### YOUR GOAL
Any picture among the records should be left out, please; retype the rest exactly.

### PROVIDED ENTRIES
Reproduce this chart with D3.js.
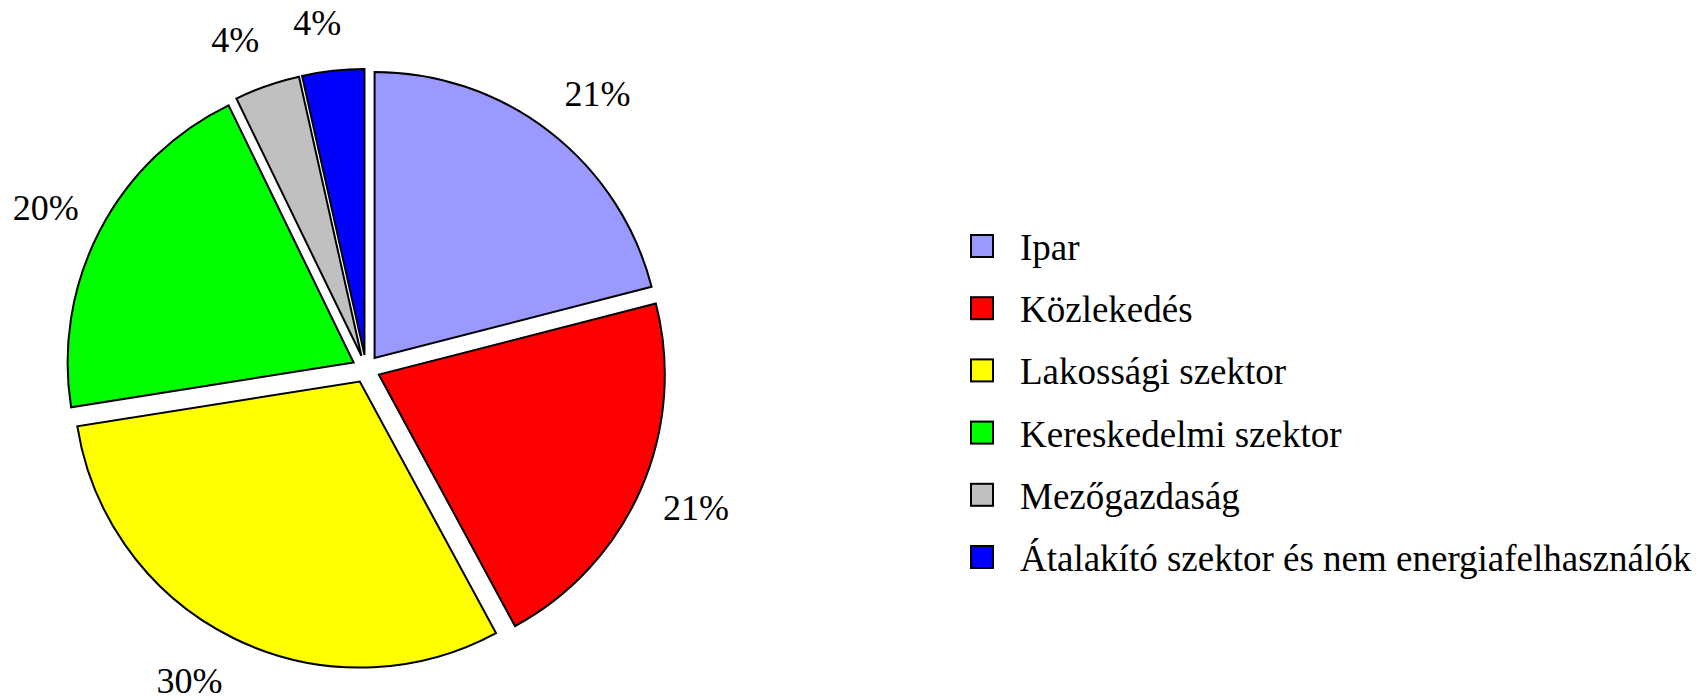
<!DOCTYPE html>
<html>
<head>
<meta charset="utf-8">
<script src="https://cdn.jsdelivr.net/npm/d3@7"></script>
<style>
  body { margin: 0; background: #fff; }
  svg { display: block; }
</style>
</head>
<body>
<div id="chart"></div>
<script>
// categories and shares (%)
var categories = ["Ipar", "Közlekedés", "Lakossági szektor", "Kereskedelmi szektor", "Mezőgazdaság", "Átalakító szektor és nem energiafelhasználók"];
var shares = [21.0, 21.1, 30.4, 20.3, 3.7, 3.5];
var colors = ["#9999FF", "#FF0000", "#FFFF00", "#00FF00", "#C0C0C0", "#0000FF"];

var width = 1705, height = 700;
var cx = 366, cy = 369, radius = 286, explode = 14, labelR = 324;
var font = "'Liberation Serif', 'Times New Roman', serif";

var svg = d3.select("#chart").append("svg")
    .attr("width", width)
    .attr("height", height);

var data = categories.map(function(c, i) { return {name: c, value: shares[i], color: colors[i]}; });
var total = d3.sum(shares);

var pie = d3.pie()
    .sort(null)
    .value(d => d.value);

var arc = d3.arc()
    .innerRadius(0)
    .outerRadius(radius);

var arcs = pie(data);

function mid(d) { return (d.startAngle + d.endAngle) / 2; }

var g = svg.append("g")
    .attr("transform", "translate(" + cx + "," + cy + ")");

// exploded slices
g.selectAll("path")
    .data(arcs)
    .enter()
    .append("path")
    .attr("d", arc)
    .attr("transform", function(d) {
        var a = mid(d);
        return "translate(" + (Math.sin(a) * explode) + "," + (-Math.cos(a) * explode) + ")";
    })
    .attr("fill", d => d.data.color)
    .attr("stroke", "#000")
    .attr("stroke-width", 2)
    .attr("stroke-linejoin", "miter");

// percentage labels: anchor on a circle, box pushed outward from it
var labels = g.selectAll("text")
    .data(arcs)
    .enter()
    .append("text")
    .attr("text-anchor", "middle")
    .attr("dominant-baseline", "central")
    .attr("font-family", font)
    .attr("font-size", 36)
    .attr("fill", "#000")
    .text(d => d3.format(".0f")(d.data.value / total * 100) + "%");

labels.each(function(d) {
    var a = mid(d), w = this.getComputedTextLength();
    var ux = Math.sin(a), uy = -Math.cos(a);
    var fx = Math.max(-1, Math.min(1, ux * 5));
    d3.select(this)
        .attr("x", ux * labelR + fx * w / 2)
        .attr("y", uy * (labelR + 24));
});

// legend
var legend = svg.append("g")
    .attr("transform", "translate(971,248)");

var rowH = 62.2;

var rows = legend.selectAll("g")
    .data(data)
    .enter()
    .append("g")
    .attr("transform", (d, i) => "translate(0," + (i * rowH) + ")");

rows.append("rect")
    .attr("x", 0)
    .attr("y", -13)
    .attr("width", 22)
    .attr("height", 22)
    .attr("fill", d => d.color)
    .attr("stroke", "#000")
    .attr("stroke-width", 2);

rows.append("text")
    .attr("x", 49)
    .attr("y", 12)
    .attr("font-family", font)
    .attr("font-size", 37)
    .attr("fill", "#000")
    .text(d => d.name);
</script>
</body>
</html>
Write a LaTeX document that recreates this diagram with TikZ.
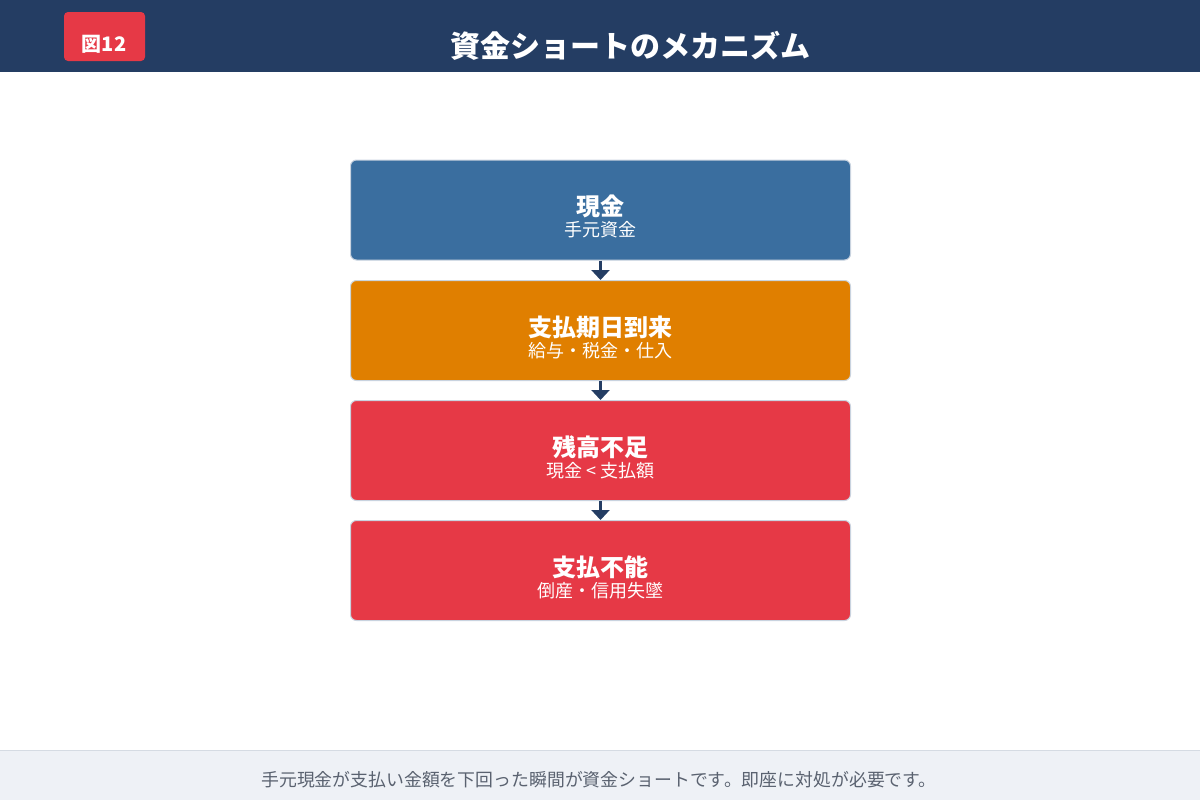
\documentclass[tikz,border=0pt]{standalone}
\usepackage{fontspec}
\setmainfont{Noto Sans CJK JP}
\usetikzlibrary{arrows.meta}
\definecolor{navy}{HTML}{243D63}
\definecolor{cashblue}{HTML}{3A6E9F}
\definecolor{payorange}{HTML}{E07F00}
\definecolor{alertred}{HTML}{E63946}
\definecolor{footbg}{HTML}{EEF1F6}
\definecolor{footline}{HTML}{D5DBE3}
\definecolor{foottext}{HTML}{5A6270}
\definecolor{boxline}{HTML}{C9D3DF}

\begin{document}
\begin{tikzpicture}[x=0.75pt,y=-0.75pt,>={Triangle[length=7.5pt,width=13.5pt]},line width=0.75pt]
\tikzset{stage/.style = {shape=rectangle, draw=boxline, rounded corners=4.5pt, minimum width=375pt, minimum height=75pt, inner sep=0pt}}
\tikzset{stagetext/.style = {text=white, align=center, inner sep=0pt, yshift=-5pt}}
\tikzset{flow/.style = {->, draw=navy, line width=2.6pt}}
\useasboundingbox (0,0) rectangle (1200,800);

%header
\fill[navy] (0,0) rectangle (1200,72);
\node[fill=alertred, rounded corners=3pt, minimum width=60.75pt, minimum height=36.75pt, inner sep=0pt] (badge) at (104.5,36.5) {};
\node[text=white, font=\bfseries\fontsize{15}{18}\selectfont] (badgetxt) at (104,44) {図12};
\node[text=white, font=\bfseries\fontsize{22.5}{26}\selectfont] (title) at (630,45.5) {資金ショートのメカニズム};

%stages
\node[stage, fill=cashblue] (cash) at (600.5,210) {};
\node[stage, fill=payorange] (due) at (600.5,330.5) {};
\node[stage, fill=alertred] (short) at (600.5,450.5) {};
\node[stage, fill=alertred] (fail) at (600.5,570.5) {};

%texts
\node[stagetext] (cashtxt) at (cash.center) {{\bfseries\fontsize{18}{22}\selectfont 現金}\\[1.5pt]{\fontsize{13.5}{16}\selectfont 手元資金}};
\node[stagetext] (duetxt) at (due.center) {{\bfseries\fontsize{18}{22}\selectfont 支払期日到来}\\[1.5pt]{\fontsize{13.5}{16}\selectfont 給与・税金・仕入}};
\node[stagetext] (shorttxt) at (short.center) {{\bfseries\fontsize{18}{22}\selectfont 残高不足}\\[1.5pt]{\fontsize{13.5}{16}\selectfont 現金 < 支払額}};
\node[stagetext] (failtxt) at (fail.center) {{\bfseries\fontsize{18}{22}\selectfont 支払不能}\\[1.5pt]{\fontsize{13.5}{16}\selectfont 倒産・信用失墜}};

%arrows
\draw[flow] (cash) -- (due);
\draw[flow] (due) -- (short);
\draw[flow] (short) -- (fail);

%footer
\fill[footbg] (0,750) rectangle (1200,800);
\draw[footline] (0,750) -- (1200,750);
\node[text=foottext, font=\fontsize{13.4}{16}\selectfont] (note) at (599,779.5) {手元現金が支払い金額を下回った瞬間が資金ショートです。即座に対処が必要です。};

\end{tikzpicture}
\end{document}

### THE COMPLETED TASK
Reproduce this chart with D3.js.
<!DOCTYPE html>
<html>
<head>
<meta charset="utf-8">
<script src="https://cdn.jsdelivr.net/npm/d3@7"></script>
<style>
  body { margin: 0; background: #fff; }
  svg { display: block; }
</style>
</head>
<body>
<div id="chart"></div>
<script>
// categories and shares (%)
var categories = ["Ipar", "Közlekedés", "Lakossági szektor", "Kereskedelmi szektor", "Mezőgazdaság", "Átalakító szektor és nem energiafelhasználók"];
var shares = [21.0, 21.1, 30.4, 20.3, 3.7, 3.5];
var colors = ["#9999FF", "#FF0000", "#FFFF00", "#00FF00", "#C0C0C0", "#0000FF"];

var width = 1705, height = 700;
var cx = 366, cy = 369, radius = 286, explode = 14, labelR = 324;
var font = "'Liberation Serif', 'Times New Roman', serif";

var svg = d3.select("#chart").append("svg")
    .attr("width", width)
    .attr("height", height);

var data = categories.map(function(c, i) { return {name: c, value: shares[i], color: colors[i]}; });
var total = d3.sum(shares);

var pie = d3.pie()
    .sort(null)
    .value(d => d.value);

var arc = d3.arc()
    .innerRadius(0)
    .outerRadius(radius);

var arcs = pie(data);

function mid(d) { return (d.startAngle + d.endAngle) / 2; }

var g = svg.append("g")
    .attr("transform", "translate(" + cx + "," + cy + ")");

// exploded slices
g.selectAll("path")
    .data(arcs)
    .enter()
    .append("path")
    .attr("d", arc)
    .attr("transform", function(d) {
        var a = mid(d);
        return "translate(" + (Math.sin(a) * explode) + "," + (-Math.cos(a) * explode) + ")";
    })
    .attr("fill", d => d.data.color)
    .attr("stroke", "#000")
    .attr("stroke-width", 2)
    .attr("stroke-linejoin", "miter");

// percentage labels: anchor on a circle, box pushed outward from it
var labels = g.selectAll("text")
    .data(arcs)
    .enter()
    .append("text")
    .attr("text-anchor", "middle")
    .attr("dominant-baseline", "central")
    .attr("font-family", font)
    .attr("font-size", 36)
    .attr("fill", "#000")
    .text(d => d3.format(".0f")(d.data.value / total * 100) + "%");

labels.each(function(d) {
    var a = mid(d), w = this.getComputedTextLength();
    var ux = Math.sin(a), uy = -Math.cos(a);
    var fx = Math.max(-1, Math.min(1, ux * 5));
    d3.select(this)
        .attr("x", ux * labelR + fx * w / 2)
        .attr("y", uy * (labelR + 24));
});

// legend
var legend = svg.append("g")
    .attr("transform", "translate(971,248)");

var rowH = 62.2;

var rows = legend.selectAll("g")
    .data(data)
    .enter()
    .append("g")
    .attr("transform", (d, i) => "translate(0," + (i * rowH) + ")");

rows.append("rect")
    .attr("x", 0)
    .attr("y", -13)
    .attr("width", 22)
    .attr("height", 22)
    .attr("fill", d => d.color)
    .attr("stroke", "#000")
    .attr("stroke-width", 2);

rows.append("text")
    .attr("x", 49)
    .attr("y", 12)
    .attr("font-family", font)
    .attr("font-size", 37)
    .attr("fill", "#000")
    .text(d => d.name);
</script>
</body>
</html>
Write a LaTeX document that recreates this diagram with TikZ.
\documentclass[tikz,border=0pt]{standalone}
\usepackage{fontspec}
\setmainfont{Noto Sans CJK JP}
\usetikzlibrary{arrows.meta}
\definecolor{navy}{HTML}{243D63}
\definecolor{cashblue}{HTML}{3A6E9F}
\definecolor{payorange}{HTML}{E07F00}
\definecolor{alertred}{HTML}{E63946}
\definecolor{footbg}{HTML}{EEF1F6}
\definecolor{footline}{HTML}{D5DBE3}
\definecolor{foottext}{HTML}{5A6270}
\definecolor{boxline}{HTML}{C9D3DF}

\begin{document}
\begin{tikzpicture}[x=0.75pt,y=-0.75pt,>={Triangle[length=7.5pt,width=13.5pt]},line width=0.75pt]
\tikzset{stage/.style = {shape=rectangle, draw=boxline, rounded corners=4.5pt, minimum width=375pt, minimum height=75pt, inner sep=0pt}}
\tikzset{stagetext/.style = {text=white, align=center, inner sep=0pt, yshift=-5pt}}
\tikzset{flow/.style = {->, draw=navy, line width=2.6pt}}
\useasboundingbox (0,0) rectangle (1200,800);

%header
\fill[navy] (0,0) rectangle (1200,72);
\node[fill=alertred, rounded corners=3pt, minimum width=60.75pt, minimum height=36.75pt, inner sep=0pt] (badge) at (104.5,36.5) {};
\node[text=white, font=\bfseries\fontsize{15}{18}\selectfont] (badgetxt) at (104,44) {図12};
\node[text=white, font=\bfseries\fontsize{22.5}{26}\selectfont] (title) at (630,45.5) {資金ショートのメカニズム};

%stages
\node[stage, fill=cashblue] (cash) at (600.5,210) {};
\node[stage, fill=payorange] (due) at (600.5,330.5) {};
\node[stage, fill=alertred] (short) at (600.5,450.5) {};
\node[stage, fill=alertred] (fail) at (600.5,570.5) {};

%texts
\node[stagetext] (cashtxt) at (cash.center) {{\bfseries\fontsize{18}{22}\selectfont 現金}\\[1.5pt]{\fontsize{13.5}{16}\selectfont 手元資金}};
\node[stagetext] (duetxt) at (due.center) {{\bfseries\fontsize{18}{22}\selectfont 支払期日到来}\\[1.5pt]{\fontsize{13.5}{16}\selectfont 給与・税金・仕入}};
\node[stagetext] (shorttxt) at (short.center) {{\bfseries\fontsize{18}{22}\selectfont 残高不足}\\[1.5pt]{\fontsize{13.5}{16}\selectfont 現金 < 支払額}};
\node[stagetext] (failtxt) at (fail.center) {{\bfseries\fontsize{18}{22}\selectfont 支払不能}\\[1.5pt]{\fontsize{13.5}{16}\selectfont 倒産・信用失墜}};

%arrows
\draw[flow] (cash) -- (due);
\draw[flow] (due) -- (short);
\draw[flow] (short) -- (fail);

%footer
\fill[footbg] (0,750) rectangle (1200,800);
\draw[footline] (0,750) -- (1200,750);
\node[text=foottext, font=\fontsize{13.4}{16}\selectfont] (note) at (599,779.5) {手元現金が支払い金額を下回った瞬間が資金ショートです。即座に対処が必要です。};

\end{tikzpicture}
\end{document}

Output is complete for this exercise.